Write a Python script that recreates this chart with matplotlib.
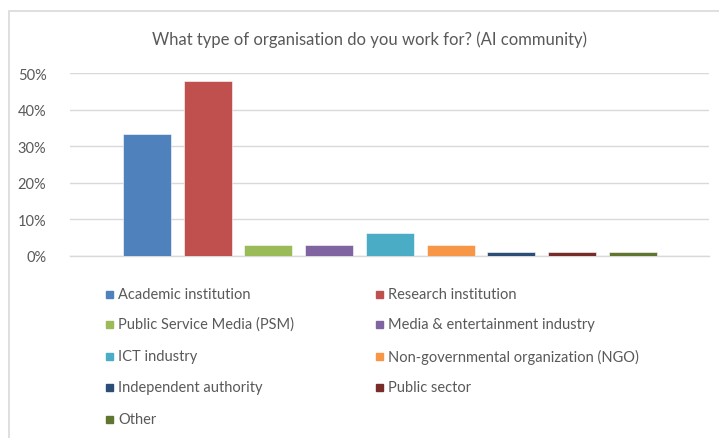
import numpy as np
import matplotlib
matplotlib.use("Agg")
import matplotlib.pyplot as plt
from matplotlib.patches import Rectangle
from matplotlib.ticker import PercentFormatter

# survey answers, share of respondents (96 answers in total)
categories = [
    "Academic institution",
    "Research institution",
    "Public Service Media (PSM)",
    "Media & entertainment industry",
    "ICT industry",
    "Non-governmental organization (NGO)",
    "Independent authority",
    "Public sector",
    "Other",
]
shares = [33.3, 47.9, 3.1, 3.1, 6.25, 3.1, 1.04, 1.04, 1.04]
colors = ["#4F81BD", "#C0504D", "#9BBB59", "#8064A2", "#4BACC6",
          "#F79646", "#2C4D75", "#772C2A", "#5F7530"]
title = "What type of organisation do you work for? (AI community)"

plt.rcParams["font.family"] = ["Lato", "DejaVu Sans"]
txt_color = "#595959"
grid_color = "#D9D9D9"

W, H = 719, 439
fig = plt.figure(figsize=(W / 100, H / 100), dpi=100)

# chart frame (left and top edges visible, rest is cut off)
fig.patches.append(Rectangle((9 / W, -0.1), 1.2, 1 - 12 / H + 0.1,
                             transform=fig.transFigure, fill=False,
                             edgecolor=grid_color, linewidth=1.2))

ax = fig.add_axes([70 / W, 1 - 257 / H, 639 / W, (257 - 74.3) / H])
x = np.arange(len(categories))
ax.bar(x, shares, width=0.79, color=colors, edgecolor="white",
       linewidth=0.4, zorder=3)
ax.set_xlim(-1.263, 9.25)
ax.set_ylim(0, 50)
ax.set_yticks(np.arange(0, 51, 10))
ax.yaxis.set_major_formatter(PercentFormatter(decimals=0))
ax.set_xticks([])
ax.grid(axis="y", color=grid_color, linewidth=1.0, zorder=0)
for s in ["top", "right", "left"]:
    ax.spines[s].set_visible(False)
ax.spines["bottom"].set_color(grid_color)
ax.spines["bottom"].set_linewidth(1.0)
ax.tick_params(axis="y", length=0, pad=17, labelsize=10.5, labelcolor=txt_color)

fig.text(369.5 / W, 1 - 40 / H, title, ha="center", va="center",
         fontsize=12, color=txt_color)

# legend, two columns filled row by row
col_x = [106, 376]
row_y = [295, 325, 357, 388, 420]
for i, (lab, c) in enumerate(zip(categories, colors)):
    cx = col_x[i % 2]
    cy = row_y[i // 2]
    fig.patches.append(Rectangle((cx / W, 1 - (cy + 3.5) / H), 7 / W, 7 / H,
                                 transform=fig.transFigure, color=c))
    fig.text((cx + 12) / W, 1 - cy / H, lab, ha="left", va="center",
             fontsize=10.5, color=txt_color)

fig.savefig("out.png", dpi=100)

***

THE EXERCISE
Copy out each line in the listing that has the word "chart".

ANSWER TO THIS EXERCISE
Write a Python script that recreates this chart with matplotlib.
# chart frame (left and top edges visible, rest is cut off)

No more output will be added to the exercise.